- Your objective:
Working from the top of the listing below, retype each line through the line containing "plt.rcParams['font.family'] = ['Open", both included, with no pictures.

- Supplied material:
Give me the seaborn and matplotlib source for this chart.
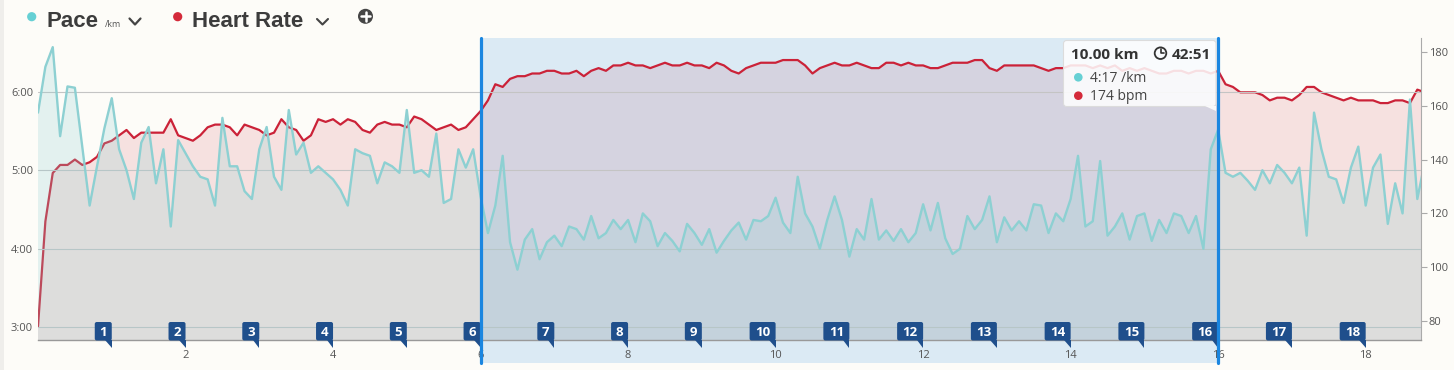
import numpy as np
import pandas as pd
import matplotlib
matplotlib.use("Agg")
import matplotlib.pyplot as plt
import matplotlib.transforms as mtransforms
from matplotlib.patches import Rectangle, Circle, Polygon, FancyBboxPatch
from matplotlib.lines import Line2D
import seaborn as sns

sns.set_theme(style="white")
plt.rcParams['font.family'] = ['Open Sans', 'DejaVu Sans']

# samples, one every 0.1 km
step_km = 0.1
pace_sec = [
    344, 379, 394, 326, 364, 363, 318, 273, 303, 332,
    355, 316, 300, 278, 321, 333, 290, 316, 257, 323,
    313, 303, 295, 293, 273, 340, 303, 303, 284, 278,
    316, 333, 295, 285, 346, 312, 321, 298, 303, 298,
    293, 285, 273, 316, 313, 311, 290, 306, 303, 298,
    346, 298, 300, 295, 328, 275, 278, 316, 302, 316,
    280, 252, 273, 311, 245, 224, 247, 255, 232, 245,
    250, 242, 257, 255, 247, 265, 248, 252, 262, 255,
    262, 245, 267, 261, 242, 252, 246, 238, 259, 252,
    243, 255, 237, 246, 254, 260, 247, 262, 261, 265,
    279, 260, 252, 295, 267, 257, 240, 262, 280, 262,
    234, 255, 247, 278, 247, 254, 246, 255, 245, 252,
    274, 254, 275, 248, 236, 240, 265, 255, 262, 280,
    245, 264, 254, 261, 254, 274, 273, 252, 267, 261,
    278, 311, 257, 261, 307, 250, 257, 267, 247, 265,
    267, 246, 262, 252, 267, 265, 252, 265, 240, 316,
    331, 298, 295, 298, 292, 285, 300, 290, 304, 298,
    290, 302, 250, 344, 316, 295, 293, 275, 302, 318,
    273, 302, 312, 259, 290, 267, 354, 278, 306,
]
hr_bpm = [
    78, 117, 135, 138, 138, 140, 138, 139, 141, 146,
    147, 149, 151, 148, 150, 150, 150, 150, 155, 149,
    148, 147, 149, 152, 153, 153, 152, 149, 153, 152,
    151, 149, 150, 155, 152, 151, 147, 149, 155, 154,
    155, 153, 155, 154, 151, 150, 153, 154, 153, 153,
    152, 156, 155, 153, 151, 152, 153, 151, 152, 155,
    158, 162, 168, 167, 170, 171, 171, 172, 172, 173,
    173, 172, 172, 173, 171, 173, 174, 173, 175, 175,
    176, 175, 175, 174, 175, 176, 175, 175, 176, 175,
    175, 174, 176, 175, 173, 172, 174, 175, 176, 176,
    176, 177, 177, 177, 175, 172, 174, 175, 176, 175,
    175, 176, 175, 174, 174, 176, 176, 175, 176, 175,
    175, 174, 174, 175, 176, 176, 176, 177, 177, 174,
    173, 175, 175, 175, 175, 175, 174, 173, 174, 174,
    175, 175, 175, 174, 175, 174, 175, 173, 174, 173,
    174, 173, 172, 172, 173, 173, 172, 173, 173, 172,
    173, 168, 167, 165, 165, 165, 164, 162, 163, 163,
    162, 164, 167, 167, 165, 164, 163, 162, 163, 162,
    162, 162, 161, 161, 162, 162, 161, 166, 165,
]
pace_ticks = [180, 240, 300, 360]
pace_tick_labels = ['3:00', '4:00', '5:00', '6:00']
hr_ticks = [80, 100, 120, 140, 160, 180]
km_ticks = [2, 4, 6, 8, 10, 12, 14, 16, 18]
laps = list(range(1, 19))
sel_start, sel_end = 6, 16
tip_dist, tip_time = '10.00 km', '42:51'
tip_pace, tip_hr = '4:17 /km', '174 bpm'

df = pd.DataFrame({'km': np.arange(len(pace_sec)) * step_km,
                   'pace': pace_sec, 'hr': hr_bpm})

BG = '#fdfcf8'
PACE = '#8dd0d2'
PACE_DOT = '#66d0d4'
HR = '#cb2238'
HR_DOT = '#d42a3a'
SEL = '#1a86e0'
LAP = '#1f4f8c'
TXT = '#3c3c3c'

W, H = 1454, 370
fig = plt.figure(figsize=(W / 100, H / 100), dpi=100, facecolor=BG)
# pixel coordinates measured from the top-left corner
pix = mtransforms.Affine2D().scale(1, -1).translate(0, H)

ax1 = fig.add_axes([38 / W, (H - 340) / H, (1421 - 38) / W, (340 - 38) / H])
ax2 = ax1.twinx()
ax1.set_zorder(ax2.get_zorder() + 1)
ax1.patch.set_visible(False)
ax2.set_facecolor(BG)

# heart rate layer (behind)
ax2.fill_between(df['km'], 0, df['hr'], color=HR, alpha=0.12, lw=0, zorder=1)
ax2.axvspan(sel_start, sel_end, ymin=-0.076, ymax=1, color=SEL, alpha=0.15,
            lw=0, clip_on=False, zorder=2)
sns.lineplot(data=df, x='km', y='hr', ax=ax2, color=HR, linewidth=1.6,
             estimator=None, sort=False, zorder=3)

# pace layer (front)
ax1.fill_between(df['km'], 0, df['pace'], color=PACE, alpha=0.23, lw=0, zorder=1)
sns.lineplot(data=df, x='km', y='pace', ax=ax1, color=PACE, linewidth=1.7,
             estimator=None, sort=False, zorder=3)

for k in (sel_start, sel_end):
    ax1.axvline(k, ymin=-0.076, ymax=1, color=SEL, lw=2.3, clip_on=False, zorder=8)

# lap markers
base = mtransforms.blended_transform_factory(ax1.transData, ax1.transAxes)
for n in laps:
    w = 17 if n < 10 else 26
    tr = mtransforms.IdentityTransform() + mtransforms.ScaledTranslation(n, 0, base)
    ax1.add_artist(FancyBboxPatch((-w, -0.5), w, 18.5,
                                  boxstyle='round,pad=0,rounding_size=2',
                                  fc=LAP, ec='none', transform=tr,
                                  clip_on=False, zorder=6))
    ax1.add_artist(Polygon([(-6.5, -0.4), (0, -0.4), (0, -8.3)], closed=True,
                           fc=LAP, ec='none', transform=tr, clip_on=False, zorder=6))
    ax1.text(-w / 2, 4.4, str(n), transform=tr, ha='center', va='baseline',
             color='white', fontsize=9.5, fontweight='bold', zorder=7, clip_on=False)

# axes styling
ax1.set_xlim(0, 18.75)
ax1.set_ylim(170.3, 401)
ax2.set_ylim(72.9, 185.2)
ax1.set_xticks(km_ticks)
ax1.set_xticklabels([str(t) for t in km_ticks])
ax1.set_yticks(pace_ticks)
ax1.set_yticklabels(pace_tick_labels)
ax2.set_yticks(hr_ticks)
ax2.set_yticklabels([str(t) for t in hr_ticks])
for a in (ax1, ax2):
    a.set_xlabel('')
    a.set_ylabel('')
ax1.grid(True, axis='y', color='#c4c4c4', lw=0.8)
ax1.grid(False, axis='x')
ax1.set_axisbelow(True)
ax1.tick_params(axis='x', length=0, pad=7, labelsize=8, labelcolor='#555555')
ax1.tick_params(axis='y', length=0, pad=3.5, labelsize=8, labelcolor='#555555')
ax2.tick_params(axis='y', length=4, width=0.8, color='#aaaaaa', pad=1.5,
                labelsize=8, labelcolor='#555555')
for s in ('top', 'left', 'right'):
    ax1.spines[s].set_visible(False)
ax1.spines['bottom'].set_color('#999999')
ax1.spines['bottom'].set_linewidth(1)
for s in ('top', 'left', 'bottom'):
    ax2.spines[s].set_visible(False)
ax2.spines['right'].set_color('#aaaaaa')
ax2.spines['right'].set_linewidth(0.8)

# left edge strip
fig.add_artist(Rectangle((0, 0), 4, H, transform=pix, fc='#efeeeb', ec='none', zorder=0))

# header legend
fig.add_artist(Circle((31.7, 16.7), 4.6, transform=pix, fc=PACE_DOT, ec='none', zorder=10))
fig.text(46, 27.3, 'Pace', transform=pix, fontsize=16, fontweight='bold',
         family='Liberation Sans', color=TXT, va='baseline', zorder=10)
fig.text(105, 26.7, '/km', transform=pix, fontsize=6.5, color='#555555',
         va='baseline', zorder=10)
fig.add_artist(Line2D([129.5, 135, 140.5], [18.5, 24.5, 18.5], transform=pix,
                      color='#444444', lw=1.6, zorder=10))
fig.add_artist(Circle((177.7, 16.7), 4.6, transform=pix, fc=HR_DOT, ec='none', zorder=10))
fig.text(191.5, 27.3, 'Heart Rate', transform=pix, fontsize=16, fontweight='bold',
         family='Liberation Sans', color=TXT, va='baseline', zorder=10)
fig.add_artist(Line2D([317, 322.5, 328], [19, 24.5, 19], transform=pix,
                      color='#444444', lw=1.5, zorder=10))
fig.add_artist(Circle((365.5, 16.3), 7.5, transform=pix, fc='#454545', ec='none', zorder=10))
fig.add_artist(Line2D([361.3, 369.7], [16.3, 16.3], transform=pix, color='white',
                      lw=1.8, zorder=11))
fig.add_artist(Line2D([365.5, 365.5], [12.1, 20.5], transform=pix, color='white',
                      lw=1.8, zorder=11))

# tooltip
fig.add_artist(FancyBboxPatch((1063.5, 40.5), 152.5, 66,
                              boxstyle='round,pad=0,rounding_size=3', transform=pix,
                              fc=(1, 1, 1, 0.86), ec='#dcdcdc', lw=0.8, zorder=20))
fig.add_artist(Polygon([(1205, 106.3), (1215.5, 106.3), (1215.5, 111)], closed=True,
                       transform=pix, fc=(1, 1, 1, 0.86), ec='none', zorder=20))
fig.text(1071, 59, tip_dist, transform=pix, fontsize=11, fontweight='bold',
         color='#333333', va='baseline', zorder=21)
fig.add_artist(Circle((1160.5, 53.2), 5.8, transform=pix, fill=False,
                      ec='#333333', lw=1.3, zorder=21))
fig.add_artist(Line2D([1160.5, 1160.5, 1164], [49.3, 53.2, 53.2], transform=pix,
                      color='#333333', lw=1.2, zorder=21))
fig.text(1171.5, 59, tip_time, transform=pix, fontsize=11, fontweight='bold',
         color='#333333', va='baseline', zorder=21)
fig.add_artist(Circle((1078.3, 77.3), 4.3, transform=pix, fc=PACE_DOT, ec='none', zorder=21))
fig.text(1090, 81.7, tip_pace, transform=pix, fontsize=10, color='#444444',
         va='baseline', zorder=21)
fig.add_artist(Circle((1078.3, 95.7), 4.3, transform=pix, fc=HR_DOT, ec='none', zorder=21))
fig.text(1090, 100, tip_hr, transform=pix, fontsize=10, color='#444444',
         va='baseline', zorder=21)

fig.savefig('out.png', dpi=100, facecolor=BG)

- Exercise solution:
Give me the seaborn and matplotlib source for this chart.
import numpy as np
import pandas as pd
import matplotlib
matplotlib.use("Agg")
import matplotlib.pyplot as plt
import matplotlib.transforms as mtransforms
from matplotlib.patches import Rectangle, Circle, Polygon, FancyBboxPatch
from matplotlib.lines import Line2D
import seaborn as sns

sns.set_theme(style="white")
plt.rcParams['font.family'] = ['Open Sans', 'DejaVu Sans']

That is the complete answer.